ですので、片想いであっても少しでも恋愛感情が芽生えれば、その関係はブロマンスとは言えません。必ずしも好意と恋愛感情はイコールではなく、ライトなBLとブロマンスも全く違うもので、このあたりは混同されがちなところです。性描写がない、またはほとんどないライトなBLもブロマンスではなく「BL」です。
中華BLとブロマンス
ここからは、中華BLとブロマンスについて解説していきます。中国のブロマンス作品は日本にも続々と上陸しており、実写ドラマでは『陳情令』『山河令』『鎮魂 Guardian』など、アニメでは『魔道祖師』『天官賜福』をはじめとした人気作品が日本語でも楽しめるようになってきました。
『魔道祖師』を例にあげると、アニメと実写ドラマはブロマンス作品ですが原作はBL小説(著:墨香銅臭先生)。BL規制の厳しい中国の検閲対策として、アニメ化、実写化の際にBLをブロマンスとして表現することがあるのです。

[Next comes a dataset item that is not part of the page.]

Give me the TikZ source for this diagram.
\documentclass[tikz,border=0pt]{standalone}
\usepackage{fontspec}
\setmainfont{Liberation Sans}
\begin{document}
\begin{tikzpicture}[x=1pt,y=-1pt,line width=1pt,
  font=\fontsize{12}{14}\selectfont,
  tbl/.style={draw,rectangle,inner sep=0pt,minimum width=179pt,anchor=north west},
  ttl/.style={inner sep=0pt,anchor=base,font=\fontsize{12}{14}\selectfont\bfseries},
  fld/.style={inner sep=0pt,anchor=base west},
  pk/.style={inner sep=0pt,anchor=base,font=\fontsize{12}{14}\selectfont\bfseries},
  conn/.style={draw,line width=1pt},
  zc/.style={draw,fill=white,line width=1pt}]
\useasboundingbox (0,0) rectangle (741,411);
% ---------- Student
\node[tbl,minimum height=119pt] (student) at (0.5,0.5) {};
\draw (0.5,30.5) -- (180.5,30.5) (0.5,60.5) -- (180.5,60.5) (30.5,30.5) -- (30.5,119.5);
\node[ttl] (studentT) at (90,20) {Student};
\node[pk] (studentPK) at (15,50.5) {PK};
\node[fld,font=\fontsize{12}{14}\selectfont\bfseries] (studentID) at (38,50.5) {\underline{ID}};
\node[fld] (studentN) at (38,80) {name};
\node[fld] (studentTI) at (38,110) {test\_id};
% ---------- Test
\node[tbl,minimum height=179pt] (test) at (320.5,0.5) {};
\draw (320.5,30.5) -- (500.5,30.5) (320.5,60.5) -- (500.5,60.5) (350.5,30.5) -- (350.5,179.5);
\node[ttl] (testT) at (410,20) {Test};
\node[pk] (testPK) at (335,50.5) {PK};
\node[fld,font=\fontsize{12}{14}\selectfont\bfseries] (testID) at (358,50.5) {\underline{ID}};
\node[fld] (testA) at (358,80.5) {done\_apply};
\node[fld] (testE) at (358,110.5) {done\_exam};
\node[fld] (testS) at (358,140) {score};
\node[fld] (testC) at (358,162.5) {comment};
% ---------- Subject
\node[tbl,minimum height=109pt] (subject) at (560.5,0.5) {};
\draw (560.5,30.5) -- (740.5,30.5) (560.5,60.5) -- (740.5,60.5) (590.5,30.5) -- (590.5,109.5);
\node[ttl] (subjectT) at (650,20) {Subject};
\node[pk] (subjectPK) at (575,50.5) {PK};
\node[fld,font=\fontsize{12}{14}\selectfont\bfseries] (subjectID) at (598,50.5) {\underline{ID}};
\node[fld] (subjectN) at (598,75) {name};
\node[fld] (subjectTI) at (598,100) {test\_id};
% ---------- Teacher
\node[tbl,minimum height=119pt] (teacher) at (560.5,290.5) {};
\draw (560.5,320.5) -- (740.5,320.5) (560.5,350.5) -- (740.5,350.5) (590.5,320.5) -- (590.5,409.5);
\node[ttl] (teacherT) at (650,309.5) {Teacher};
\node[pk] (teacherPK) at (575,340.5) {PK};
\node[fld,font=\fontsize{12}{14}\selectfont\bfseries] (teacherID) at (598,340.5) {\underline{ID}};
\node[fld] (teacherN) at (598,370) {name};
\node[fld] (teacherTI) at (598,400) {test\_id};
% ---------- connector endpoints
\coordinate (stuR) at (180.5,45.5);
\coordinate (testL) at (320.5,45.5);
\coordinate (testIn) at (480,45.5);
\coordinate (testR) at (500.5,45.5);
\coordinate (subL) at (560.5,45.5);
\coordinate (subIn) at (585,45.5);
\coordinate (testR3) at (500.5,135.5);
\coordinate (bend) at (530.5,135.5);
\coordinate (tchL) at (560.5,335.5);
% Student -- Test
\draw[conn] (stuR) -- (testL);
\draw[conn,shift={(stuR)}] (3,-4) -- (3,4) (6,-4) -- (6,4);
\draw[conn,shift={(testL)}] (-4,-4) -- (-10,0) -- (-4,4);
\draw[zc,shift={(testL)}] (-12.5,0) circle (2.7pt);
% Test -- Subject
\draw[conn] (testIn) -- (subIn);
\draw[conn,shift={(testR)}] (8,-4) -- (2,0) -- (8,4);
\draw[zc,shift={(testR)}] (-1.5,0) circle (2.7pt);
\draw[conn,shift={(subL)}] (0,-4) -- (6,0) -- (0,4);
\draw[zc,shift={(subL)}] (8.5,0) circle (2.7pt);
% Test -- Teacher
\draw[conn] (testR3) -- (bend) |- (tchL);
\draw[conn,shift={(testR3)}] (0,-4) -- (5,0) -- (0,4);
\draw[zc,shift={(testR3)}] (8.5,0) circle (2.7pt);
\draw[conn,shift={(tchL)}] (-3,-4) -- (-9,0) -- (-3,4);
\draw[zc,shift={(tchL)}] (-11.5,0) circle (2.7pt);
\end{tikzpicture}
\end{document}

『魔道祖師』の実写ドラマのタイトルが『陳情令』であることからも分かるように、中国の原作小説と異なるタイトルでメディア化されることがあります。
魏無羨と藍忘機のカップリングは「知己」の関係として描かれる
『魔道祖師』の原作において、メインキャラクターの魏無羨(ウェイ・ウーシエン)と藍忘機(ラン・ワンジー)は公式カップリング(CP表記:藍忘機×魏無羨)ですが、アニメと実写ドラマにおける魏無羨と藍忘機は「知己」の関係としてふたりの奥深い絆が描かれています。
「知己」とは心を理解し合える友でありソウルメイトのような関係のこと。魂と魂が惹かれ合うようなその特別な関係性に心酔する人も多いようです。

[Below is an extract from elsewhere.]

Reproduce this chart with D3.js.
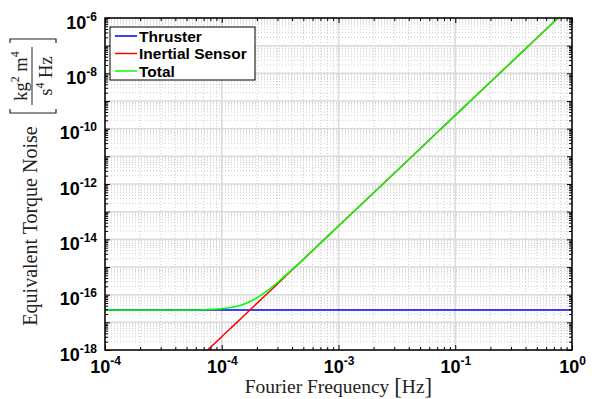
<!DOCTYPE html>
<html><head><meta charset="utf-8">
<script src="https://cdn.jsdelivr.net/npm/d3@7"></script>
<style>body{margin:0;background:#fff}</style>
</head><body>
<svg id="c" width="592" height="399"></svg>
<script>
// ---- data ----
const freq      = [1e-4, 2e-4, 5e-4, 7e-4, 1e-3, 1.2e-3, 1.5e-3, 1.7e-3, 2e-3, 2.5e-3, 3e-3, 4e-3, 5e-3, 7e-3, 1e-2, 2e-2, 5e-2, 1e-1, 2e-1, 5e-1, 1];
const thruster  = [2.8e-17,2.8e-17,2.8e-17,2.8e-17,2.8e-17,2.8e-17,2.8e-17,2.8e-17,2.8e-17,2.8e-17,2.8e-17,2.8e-17,2.8e-17,2.8e-17,2.8e-17,2.8e-17,2.8e-17,2.8e-17,2.8e-17,2.8e-17,2.8e-17];
const inertial  = [3.03e-22,4.85e-21,1.89e-19,7.27e-19,3.03e-18,6.28e-18,1.53e-17,2.53e-17,4.85e-17,1.18e-16,2.45e-16,7.76e-16,1.89e-15,7.27e-15,3.03e-14,4.85e-13,1.89e-11,3.03e-10,4.85e-9,1.89e-7,3.03e-6];
const total     = [2.8e-17,2.8e-17,2.82e-17,2.87e-17,3.1e-17,3.43e-17,4.33e-17,5.33e-17,7.65e-17,1.46e-16,2.73e-16,8.04e-16,1.92e-15,7.30e-15,3.03e-14,4.85e-13,1.89e-11,3.03e-10,4.85e-9,1.89e-7,3.03e-6];
const seriesNames  = ["Thruster", "Inertial Sensor", "Total"];
const seriesColors = ["#0000ff", "#ff0000", "#00ff00"];
const xTickValues = [1e-4, 1e-3, 1e-2, 1e-1, 1];
const xTickLabels = ["10^-4", "10^-4", "10^-3", "10^-1", "10^0"];
const yTickValues = [1e-18, 1e-16, 1e-14, 1e-12, 1e-10, 1e-8, 1e-6];
const yTickLabels = ["10^-18", "10^-16", "10^-14", "10^-12", "10^-10", "10^-8", "10^-6"];
const xDomain = [1e-4, 1];
const yDomain = [1e-18, 1e-6];

// ---- layout ----
const L = 105, R = 572, T = 18, B = 350;
const svg = d3.select("#c");
const x = d3.scaleLog().domain(xDomain).range([L, R]);
const y = d3.scaleLog().domain(yDomain).range([B, T]);

const xMajor = [], xMinor = [], yMajor = [], yMinor = [];
for (let e = -4; e <= 0; e++) { xMajor.push(Math.pow(10, e)); if (e < 0) for (let k = 2; k <= 9; k++) xMinor.push(k * Math.pow(10, e)); }
for (let e = -18; e <= -6; e++) { yMajor.push(Math.pow(10, e)); if (e < -6) for (let k = 2; k <= 9; k++) yMinor.push(k * Math.pow(10, e)); }

// grid
const grid = svg.append("g");
grid.selectAll(".gxm").data(xMinor).join("line")
  .attr("x1", d => x(d)).attr("x2", d => x(d)).attr("y1", T).attr("y2", B)
  .attr("stroke", "#cfcfcf").attr("stroke-width", 1).attr("stroke-dasharray", "1,2");
grid.selectAll(".gym").data(yMinor).join("line")
  .attr("y1", d => y(d)).attr("y2", d => y(d)).attr("x1", L).attr("x2", R)
  .attr("stroke", "#cfcfcf").attr("stroke-width", 1).attr("stroke-dasharray", "1,2");
grid.selectAll(".gxM").data(xMajor).join("line")
  .attr("x1", d => x(d)).attr("x2", d => x(d)).attr("y1", T).attr("y2", B)
  .attr("stroke", "#dadada").attr("stroke-width", 1.5);
grid.selectAll(".gyM").data(yMajor).join("line")
  .attr("y1", d => y(d)).attr("y2", d => y(d)).attr("x1", L).attr("x2", R)
  .attr("stroke", "#dadada").attr("stroke-width", 1.5);

// lines
svg.append("clipPath").attr("id", "clip").append("rect")
  .attr("x", L).attr("y", T).attr("width", R - L).attr("height", B - T);
const line = d3.line().x((d, i) => x(freq[i])).y(d => y(d)).curve(d3.curveMonotoneX);
const allSeries = [thruster, inertial, total];
svg.append("g").attr("clip-path", "url(#clip)")
  .selectAll("path").data(allSeries).join("path")
  .attr("d", d => line(d)).attr("fill", "none")
  .attr("stroke", (d, i) => seriesColors[i]).attr("stroke-width", 1.5);

// axes (ticks inside, box)
const fmtTick = (sel, labels, vals) => {
  sel.selectAll(".tick text").each(function(d) {
    const idx = vals.findIndex(v => Math.abs(Math.log10(v) - Math.log10(d)) < 1e-6);
    const t = d3.select(this);
    t.text(null);
    if (idx < 0) return;
    const parts = labels[idx].split("^");
    t.append("tspan").text(parts[0]);
    t.append("tspan").attr("font-size", 12).attr("dy", -8).text(parts[1]);
  });
};
const ax = (axis) => axis.tickSizeOuter(0);
const xBot = svg.append("g").attr("transform", `translate(0,${B})`)
  .call(ax(d3.axisBottom(x).tickValues(xMajor).tickSize(-5).tickPadding(10)));
fmtTick(xBot, xTickLabels, xTickValues);
xBot.selectAll(".tick text").attr("dy", "0.72em");
svg.append("g").attr("transform", `translate(0,${B})`)
  .call(ax(d3.axisBottom(x).tickValues(xMinor).tickSize(-3).tickFormat("")));
svg.append("g").attr("transform", `translate(0,${T})`)
  .call(ax(d3.axisTop(x).tickValues(xMajor).tickSize(-5).tickFormat("")));
svg.append("g").attr("transform", `translate(0,${T})`)
  .call(ax(d3.axisTop(x).tickValues(xMinor).tickSize(-3).tickFormat("")));
const yLeft = svg.append("g").attr("transform", `translate(${L},0)`)
  .call(ax(d3.axisLeft(y).tickValues(yMajor).tickSize(-5).tickPadding(8)));
fmtTick(yLeft, yTickLabels, yTickValues);
yLeft.selectAll(".tick text").attr("dy", "0.56em");
svg.append("g").attr("transform", `translate(${L},0)`)
  .call(ax(d3.axisLeft(y).tickValues(yMinor).tickSize(-3).tickFormat("")));
svg.append("g").attr("transform", `translate(${R},0)`)
  .call(ax(d3.axisRight(y).tickValues(yMajor).tickSize(-5).tickFormat("")));
svg.append("g").attr("transform", `translate(${R},0)`)
  .call(ax(d3.axisRight(y).tickValues(yMinor).tickSize(-3).tickFormat("")));
svg.selectAll(".domain").remove();
svg.selectAll(".tick line").attr("stroke", "#000").attr("stroke-width", 1);
svg.selectAll(".tick text").attr("font-family", "Liberation Sans, Arial, sans-serif")
  .attr("font-weight", "bold").attr("font-size", 18).attr("fill", "#000");
svg.append("rect").attr("x", L).attr("y", T).attr("width", R - L).attr("height", B - T)
  .attr("fill", "none").attr("stroke", "#000").attr("stroke-width", 1.5);

// x label
const serif = "Liberation Serif, Times New Roman, serif";
const xl = svg.append("text").attr("x", (L + R) / 2).attr("y", 393).attr("text-anchor", "middle")
  .attr("font-family", serif).attr("font-size", 19.5).attr("fill", "#222");
xl.append("tspan").text("Fourier Frequency ");
xl.append("tspan").attr("font-size", 23).attr("dy", 1).text("[");
xl.append("tspan").attr("dy", -1).text("Hz");
xl.append("tspan").attr("font-size", 23).attr("dy", 1).text("]");

// y label
svg.append("text").attr("transform", "translate(37,226) rotate(-90)").attr("text-anchor", "middle")
  .attr("font-family", serif).attr("font-size", 20).attr("fill", "#222").text("Equivalent Torque Noise");
const fr = svg.append("g").attr("transform", "translate(0,76) rotate(-90)");
const num = fr.append("text").attr("x", 0).attr("y", 27).attr("text-anchor", "middle")
  .attr("font-family", serif).attr("font-size", 18.5).attr("fill", "#222");
num.append("tspan").text("kg");
num.append("tspan").attr("font-size", 12).attr("dy", -8).text("2");
num.append("tspan").attr("dy", 8).text(" m");
num.append("tspan").attr("font-size", 12).attr("dy", -8).text("4");
fr.append("line").attr("x1", -29).attr("x2", 29).attr("y1", 32).attr("y2", 32).attr("stroke", "#222").attr("stroke-width", 1);
const den = fr.append("text").attr("x", 0).attr("y", 52).attr("text-anchor", "middle")
  .attr("font-family", serif).attr("font-size", 18.5).attr("fill", "#222");
den.append("tspan").text("s");
den.append("tspan").attr("font-size", 12).attr("dy", -8).text("4");
den.append("tspan").attr("dy", 8).text(" Hz");
fr.append("path").attr("d", "M-33,10 H-37 V56 H-33").attr("fill", "none").attr("stroke", "#222").attr("stroke-width", 1.2);
fr.append("path").attr("d", "M33,10 H37 V56 H33").attr("fill", "none").attr("stroke", "#222").attr("stroke-width", 1.2);

// legend
const lg = svg.append("g");
lg.append("rect").attr("x", 110).attr("y", 27).attr("width", 145).attr("height", 53)
  .attr("fill", "#fff").attr("stroke", "#000").attr("stroke-width", 1);
seriesNames.forEach((n, i) => {
  const yy = 36 + i * 17.5;
  lg.append("line").attr("x1", 115).attr("x2", 137).attr("y1", yy).attr("y2", yy)
    .attr("stroke", seriesColors[i]).attr("stroke-width", 1.5);
  lg.append("text").attr("x", 139).attr("y", yy + 5.5).attr("font-family", "Liberation Sans, Arial, sans-serif")
    .attr("font-weight", "bold").attr("font-size", 15.5).attr("fill", "#000").text(n);
});
</script>
</body></html>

BLが苦手な人にとっては、恋愛や性的描写をカットしてあくまで友情として描くブロマンスだからこそ惹かれるという場合もあり、皮肉にも厳しい検閲制度によって幅広い層から支持される作品となったとも言えそうです。
また、原作ファンは暗喩や行間から恋愛要素を補完することも可能であり、原作を読んでいない人もふたりの関係の深さに触れることができるでしょう。
ブロマンスとして最大限に魏無羨と藍忘機の関係の深さを表現
強い絆で結ばれた魏無羨と藍忘機の激動の運命が描かれる『魔道祖師』。
実写ドラマ『陳情令』では、魏無羨役の肖戦(シャオ・ジャン)さんと藍忘機役の王一博(ワン・イーボー)さんが圧倒的な美しさで原作の世界観を表現。視線や仕草、巧みな演出により原作の魏無羨と藍忘機の関係性にも寄り添いながら見事にブロマンスとして描かれています。
映像美に加えて音楽も素晴らしく、その歌詞からも主人公たちの思いを汲み取ることができるはず。
また、アニメでも魏無羨と藍忘機の深まる絆や寄せ合う心の描写の細やかさが見どころで、ブロマンスとして最大限にふたりの関係の深さが表現されています。
このように、ストーリーに重きを置いた深みのある原作が美しく丁寧にアニメ化、ドラマ化されることで新たな魅力が生まれ、多くの人々の心を捉えて離しません。